Find each line holding "this" and copy it out.

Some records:
:::
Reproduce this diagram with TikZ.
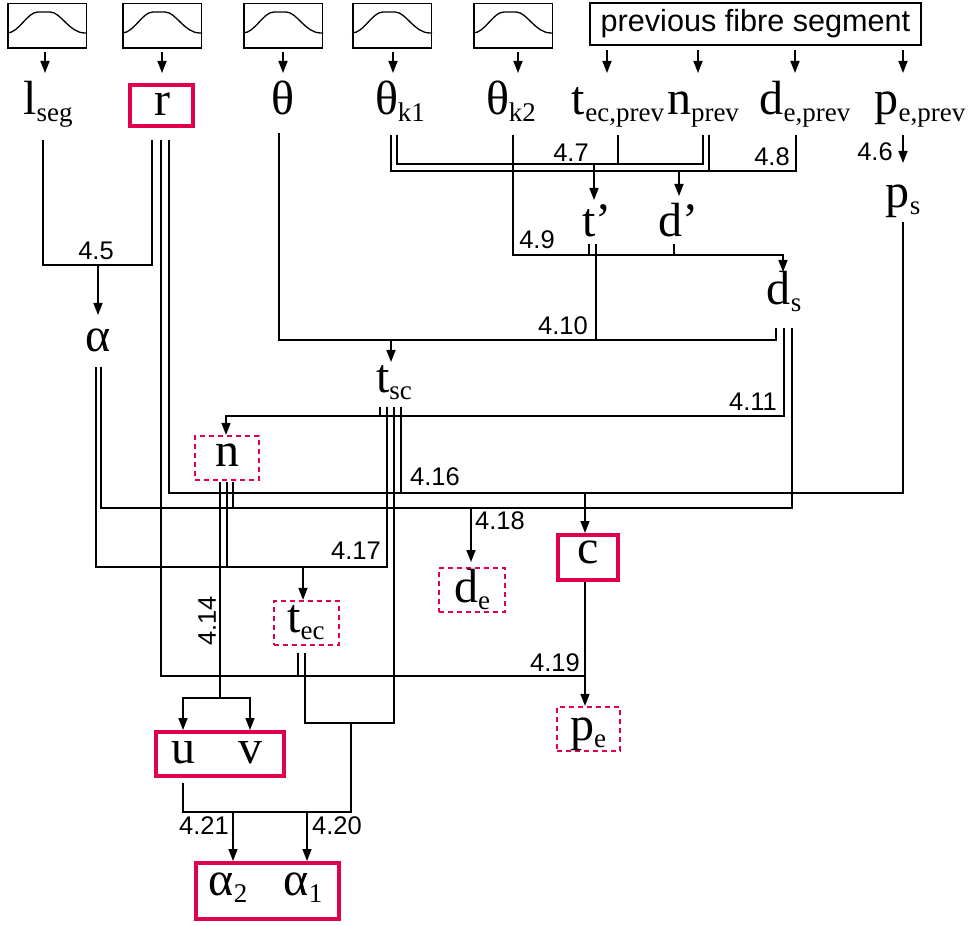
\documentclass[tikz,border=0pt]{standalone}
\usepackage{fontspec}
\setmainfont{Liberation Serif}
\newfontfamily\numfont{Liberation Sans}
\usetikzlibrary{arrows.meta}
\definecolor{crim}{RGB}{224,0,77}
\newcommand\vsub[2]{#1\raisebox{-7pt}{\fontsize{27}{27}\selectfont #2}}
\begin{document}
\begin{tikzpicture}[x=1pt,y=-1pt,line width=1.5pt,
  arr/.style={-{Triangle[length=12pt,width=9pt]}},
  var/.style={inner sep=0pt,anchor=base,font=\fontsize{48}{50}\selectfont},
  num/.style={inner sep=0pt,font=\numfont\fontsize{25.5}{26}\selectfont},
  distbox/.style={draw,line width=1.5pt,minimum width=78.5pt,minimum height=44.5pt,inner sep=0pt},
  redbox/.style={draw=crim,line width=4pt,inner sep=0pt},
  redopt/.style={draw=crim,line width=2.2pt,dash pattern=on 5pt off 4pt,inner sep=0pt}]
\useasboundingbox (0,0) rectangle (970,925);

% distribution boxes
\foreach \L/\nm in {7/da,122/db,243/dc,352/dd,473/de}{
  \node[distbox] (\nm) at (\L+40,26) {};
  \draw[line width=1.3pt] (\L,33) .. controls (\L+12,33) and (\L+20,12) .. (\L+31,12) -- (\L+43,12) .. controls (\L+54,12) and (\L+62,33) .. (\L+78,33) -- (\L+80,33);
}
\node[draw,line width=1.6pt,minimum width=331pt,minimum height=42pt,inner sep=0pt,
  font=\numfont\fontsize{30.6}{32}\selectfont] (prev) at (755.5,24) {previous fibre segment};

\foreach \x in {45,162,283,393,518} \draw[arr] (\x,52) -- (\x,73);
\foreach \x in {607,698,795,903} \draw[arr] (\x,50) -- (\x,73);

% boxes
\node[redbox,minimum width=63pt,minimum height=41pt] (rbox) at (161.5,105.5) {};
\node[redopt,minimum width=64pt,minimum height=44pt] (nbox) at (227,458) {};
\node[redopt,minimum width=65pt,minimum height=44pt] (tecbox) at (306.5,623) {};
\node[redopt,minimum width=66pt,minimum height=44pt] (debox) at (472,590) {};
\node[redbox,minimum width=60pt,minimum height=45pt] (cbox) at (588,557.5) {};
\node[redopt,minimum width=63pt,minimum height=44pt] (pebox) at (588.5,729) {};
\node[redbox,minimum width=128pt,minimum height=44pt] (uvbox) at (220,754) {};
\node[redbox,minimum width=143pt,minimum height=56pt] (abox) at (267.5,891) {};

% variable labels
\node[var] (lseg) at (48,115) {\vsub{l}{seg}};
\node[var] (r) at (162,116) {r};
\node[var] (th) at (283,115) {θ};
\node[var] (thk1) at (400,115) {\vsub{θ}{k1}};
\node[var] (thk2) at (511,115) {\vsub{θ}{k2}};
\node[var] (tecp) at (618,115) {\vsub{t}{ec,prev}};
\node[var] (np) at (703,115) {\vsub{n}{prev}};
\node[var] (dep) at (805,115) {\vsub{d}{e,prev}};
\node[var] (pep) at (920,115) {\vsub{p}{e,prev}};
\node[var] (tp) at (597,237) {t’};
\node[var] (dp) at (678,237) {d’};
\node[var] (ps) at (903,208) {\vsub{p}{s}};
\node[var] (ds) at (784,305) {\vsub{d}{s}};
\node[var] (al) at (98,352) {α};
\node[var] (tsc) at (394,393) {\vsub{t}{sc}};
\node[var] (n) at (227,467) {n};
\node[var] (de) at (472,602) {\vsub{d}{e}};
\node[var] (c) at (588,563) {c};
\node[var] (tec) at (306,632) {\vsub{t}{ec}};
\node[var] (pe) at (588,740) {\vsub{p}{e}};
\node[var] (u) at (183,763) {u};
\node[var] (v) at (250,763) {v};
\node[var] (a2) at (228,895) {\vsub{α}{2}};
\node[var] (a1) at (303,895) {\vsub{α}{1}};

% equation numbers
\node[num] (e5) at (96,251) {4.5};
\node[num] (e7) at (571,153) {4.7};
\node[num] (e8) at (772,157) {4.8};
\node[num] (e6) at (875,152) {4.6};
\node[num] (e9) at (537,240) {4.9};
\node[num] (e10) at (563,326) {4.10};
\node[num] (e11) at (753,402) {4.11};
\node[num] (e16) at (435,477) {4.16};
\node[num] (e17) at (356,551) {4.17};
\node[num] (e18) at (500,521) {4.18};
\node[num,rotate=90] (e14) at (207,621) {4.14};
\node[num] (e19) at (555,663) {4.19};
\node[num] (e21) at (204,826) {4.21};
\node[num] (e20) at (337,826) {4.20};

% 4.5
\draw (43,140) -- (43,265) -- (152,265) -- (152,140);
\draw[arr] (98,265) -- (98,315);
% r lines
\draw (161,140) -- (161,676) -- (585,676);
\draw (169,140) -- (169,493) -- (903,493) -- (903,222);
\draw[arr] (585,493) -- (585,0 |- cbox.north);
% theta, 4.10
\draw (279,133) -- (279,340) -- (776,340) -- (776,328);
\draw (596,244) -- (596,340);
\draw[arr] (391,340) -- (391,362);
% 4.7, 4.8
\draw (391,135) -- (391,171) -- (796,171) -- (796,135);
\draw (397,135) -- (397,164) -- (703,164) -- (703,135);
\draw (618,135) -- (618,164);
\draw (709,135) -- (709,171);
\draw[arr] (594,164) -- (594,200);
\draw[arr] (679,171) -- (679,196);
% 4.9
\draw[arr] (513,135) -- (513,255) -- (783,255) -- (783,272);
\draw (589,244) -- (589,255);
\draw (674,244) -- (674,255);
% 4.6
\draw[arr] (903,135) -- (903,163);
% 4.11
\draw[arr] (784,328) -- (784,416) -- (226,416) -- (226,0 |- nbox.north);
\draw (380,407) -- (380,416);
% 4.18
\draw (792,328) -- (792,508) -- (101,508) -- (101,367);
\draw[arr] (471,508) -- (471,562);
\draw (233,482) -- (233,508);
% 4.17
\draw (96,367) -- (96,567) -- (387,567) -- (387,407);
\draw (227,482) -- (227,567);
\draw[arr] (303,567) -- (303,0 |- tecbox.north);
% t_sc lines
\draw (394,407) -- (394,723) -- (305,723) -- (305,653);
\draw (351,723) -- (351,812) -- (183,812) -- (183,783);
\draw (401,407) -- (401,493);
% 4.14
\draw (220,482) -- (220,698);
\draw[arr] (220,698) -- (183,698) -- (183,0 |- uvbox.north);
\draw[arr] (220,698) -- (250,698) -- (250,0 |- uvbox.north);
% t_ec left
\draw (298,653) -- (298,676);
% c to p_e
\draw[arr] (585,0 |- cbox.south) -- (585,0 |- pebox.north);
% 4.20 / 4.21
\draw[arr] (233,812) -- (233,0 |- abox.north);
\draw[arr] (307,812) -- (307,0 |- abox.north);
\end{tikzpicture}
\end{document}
:::
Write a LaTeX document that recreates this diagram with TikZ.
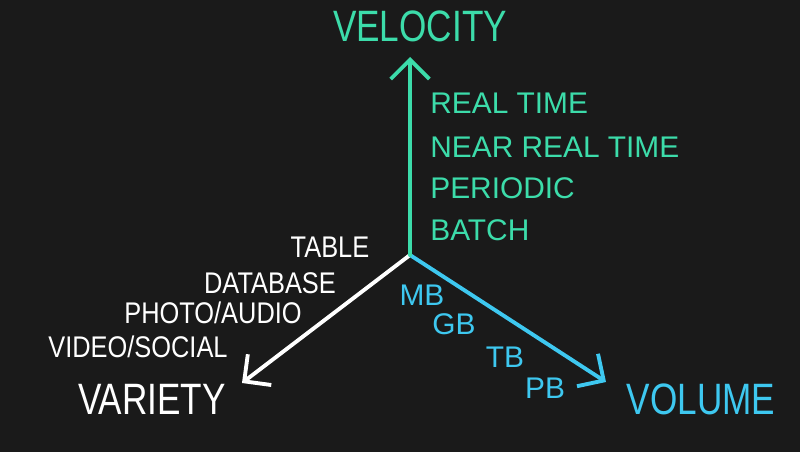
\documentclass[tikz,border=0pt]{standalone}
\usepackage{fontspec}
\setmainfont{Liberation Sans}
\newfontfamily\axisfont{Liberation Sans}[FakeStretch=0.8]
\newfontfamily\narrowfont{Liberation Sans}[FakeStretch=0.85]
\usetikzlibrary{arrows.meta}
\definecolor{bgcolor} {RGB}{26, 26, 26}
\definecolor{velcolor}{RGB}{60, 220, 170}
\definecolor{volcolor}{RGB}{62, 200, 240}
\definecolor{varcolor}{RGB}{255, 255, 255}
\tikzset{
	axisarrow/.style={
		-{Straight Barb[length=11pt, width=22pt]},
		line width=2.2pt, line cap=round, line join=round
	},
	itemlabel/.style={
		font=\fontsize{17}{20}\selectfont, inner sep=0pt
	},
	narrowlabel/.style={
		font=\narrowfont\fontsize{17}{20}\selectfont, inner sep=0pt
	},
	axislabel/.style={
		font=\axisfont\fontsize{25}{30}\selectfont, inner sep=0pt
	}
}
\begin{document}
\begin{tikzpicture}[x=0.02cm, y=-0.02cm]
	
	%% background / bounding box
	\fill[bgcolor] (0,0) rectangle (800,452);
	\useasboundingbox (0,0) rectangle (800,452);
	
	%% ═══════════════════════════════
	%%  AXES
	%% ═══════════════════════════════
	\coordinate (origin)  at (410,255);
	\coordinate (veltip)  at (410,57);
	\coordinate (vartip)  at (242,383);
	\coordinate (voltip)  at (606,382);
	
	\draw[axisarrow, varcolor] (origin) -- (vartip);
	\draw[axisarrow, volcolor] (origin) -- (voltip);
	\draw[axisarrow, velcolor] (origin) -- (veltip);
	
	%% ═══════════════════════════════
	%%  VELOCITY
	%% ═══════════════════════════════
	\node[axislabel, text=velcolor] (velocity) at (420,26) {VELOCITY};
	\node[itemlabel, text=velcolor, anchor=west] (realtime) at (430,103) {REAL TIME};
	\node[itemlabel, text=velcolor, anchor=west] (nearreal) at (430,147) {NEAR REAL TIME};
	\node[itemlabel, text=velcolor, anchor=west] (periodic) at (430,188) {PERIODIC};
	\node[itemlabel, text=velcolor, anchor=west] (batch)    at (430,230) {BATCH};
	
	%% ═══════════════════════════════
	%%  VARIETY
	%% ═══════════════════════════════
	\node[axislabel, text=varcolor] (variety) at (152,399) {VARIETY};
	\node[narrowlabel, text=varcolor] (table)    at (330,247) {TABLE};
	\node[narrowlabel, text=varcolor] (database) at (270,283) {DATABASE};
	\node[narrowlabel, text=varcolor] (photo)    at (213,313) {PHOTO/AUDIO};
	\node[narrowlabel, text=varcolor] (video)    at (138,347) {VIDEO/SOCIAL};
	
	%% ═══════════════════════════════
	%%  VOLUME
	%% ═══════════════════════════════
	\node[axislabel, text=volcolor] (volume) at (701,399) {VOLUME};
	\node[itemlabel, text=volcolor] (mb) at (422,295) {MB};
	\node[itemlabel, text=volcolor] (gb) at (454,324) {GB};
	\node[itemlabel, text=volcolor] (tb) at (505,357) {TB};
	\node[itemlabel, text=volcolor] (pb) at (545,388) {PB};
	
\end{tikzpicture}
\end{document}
:::
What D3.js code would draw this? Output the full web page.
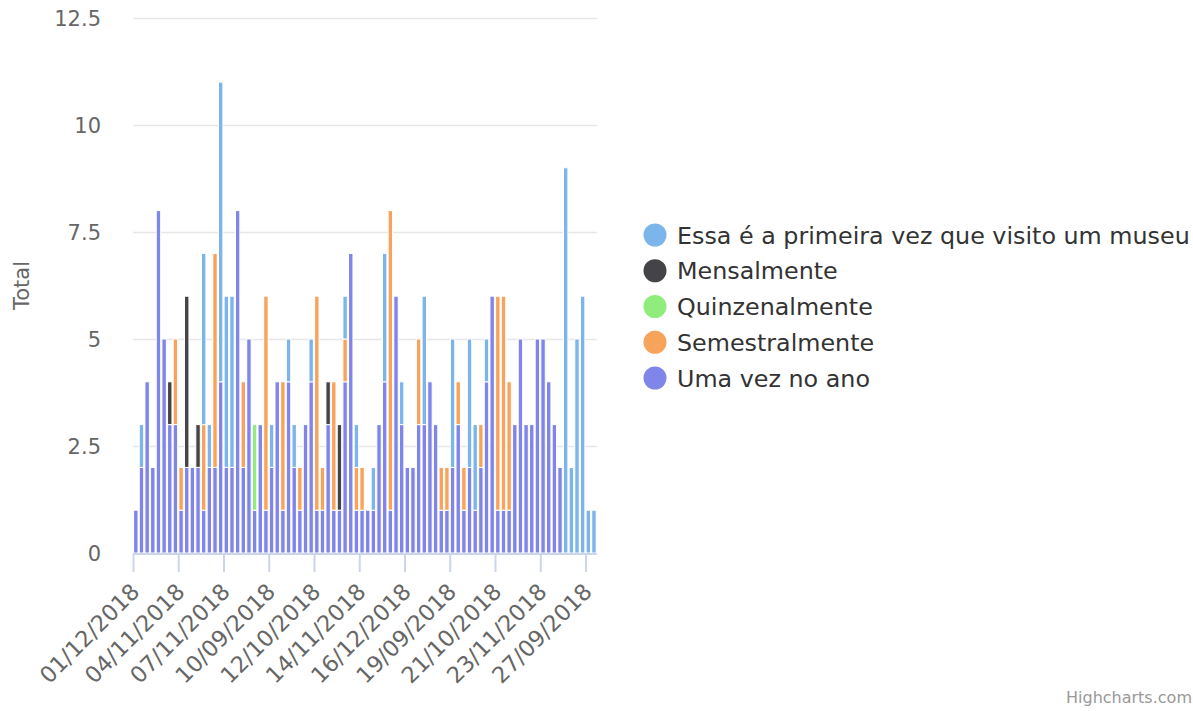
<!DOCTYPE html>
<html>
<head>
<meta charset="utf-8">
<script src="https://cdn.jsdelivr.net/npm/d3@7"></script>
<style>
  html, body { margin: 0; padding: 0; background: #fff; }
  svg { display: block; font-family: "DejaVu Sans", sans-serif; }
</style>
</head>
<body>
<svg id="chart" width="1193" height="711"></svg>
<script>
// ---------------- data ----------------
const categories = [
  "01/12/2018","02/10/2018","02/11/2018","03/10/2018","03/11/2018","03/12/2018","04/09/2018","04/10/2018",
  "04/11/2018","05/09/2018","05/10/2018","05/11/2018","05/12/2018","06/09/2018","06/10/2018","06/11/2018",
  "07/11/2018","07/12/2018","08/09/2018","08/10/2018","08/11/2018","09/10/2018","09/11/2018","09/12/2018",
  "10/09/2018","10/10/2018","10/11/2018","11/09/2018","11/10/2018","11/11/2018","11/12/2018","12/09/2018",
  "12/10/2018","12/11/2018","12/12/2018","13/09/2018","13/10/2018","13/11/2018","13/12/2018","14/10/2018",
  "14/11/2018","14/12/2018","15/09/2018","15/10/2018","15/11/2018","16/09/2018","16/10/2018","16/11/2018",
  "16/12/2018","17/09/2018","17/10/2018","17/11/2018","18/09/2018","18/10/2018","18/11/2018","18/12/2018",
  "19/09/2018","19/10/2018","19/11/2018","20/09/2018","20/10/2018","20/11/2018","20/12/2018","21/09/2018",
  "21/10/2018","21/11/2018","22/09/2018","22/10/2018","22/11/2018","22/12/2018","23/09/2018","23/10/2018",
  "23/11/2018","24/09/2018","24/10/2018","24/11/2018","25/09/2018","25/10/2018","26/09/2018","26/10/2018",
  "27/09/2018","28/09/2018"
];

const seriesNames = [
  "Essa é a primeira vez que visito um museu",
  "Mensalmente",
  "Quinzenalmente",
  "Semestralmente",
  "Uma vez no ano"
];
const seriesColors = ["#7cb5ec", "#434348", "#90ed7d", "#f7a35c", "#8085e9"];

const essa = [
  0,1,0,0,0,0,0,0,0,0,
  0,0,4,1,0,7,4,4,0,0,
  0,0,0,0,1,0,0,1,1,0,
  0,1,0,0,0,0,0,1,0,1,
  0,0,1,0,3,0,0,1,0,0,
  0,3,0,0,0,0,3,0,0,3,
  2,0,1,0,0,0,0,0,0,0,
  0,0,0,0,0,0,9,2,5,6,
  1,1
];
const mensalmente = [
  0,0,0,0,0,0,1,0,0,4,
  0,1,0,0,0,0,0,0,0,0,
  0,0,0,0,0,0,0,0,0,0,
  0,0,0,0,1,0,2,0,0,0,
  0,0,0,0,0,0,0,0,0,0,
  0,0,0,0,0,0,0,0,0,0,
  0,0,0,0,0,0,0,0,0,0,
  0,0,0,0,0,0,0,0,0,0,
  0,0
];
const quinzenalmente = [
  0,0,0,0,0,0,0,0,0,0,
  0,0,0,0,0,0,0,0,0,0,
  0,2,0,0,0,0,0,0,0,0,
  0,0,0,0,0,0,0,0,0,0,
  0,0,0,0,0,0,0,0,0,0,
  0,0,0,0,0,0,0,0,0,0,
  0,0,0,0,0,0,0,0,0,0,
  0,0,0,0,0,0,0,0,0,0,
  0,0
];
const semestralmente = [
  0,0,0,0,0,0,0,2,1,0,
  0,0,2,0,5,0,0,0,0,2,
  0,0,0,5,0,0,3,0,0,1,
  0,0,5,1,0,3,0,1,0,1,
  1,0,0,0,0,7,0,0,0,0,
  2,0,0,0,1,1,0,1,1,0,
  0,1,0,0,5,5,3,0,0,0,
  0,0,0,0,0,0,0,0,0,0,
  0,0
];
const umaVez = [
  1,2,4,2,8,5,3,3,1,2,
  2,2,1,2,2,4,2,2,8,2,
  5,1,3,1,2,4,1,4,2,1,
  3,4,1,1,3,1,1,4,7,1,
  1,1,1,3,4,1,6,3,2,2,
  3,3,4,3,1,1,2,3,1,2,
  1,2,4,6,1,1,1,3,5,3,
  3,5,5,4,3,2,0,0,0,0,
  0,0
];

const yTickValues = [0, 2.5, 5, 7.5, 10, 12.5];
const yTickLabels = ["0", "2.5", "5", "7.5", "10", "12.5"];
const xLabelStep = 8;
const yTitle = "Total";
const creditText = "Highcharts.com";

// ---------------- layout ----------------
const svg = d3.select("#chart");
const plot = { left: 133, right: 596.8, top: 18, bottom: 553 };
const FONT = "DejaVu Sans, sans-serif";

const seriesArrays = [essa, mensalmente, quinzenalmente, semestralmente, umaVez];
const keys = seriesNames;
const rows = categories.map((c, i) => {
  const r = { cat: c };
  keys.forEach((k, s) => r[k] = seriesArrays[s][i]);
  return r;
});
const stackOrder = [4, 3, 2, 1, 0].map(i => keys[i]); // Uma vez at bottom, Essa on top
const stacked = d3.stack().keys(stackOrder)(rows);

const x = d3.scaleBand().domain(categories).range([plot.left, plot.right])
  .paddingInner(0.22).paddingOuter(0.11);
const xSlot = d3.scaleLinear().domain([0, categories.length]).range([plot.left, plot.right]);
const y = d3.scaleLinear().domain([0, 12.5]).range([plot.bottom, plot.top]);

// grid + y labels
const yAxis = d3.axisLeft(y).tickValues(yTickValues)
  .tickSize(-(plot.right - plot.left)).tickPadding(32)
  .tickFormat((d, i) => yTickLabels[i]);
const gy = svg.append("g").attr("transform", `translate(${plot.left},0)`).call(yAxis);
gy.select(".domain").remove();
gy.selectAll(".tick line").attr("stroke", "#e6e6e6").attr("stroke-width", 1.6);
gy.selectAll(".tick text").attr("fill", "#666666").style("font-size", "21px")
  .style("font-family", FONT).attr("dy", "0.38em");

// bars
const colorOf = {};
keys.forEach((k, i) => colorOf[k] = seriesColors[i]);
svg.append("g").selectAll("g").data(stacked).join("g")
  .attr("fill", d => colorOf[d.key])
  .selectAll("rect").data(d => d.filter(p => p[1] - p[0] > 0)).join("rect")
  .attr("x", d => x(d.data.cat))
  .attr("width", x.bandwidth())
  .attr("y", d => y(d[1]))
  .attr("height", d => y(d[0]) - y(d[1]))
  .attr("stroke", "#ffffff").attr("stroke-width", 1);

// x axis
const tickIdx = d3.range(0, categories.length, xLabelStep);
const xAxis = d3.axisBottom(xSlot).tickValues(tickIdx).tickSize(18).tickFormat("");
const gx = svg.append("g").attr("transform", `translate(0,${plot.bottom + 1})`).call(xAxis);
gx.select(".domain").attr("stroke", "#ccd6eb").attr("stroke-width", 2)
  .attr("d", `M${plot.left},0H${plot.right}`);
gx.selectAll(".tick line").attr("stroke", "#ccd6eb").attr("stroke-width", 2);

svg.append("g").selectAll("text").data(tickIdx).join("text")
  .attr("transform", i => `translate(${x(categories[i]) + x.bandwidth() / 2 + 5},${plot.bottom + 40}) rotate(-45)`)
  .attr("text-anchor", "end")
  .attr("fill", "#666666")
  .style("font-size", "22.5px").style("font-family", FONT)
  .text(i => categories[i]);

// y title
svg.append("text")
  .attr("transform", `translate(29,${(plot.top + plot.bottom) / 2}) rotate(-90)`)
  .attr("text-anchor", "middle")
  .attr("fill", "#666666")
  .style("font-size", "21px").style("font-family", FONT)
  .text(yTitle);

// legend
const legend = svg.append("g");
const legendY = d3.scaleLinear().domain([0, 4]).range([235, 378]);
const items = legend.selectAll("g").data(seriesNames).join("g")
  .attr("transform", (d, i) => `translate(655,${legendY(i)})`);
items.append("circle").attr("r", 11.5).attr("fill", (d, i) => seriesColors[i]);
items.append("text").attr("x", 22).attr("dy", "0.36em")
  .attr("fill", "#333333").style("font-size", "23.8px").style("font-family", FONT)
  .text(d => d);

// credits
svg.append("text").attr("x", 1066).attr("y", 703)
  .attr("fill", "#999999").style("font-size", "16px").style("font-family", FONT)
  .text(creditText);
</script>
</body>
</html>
:::
Finished task:
Reproduce this diagram with TikZ.
Write a LaTeX document that recreates this diagram with TikZ.
What D3.js code would draw this? Output the full web page.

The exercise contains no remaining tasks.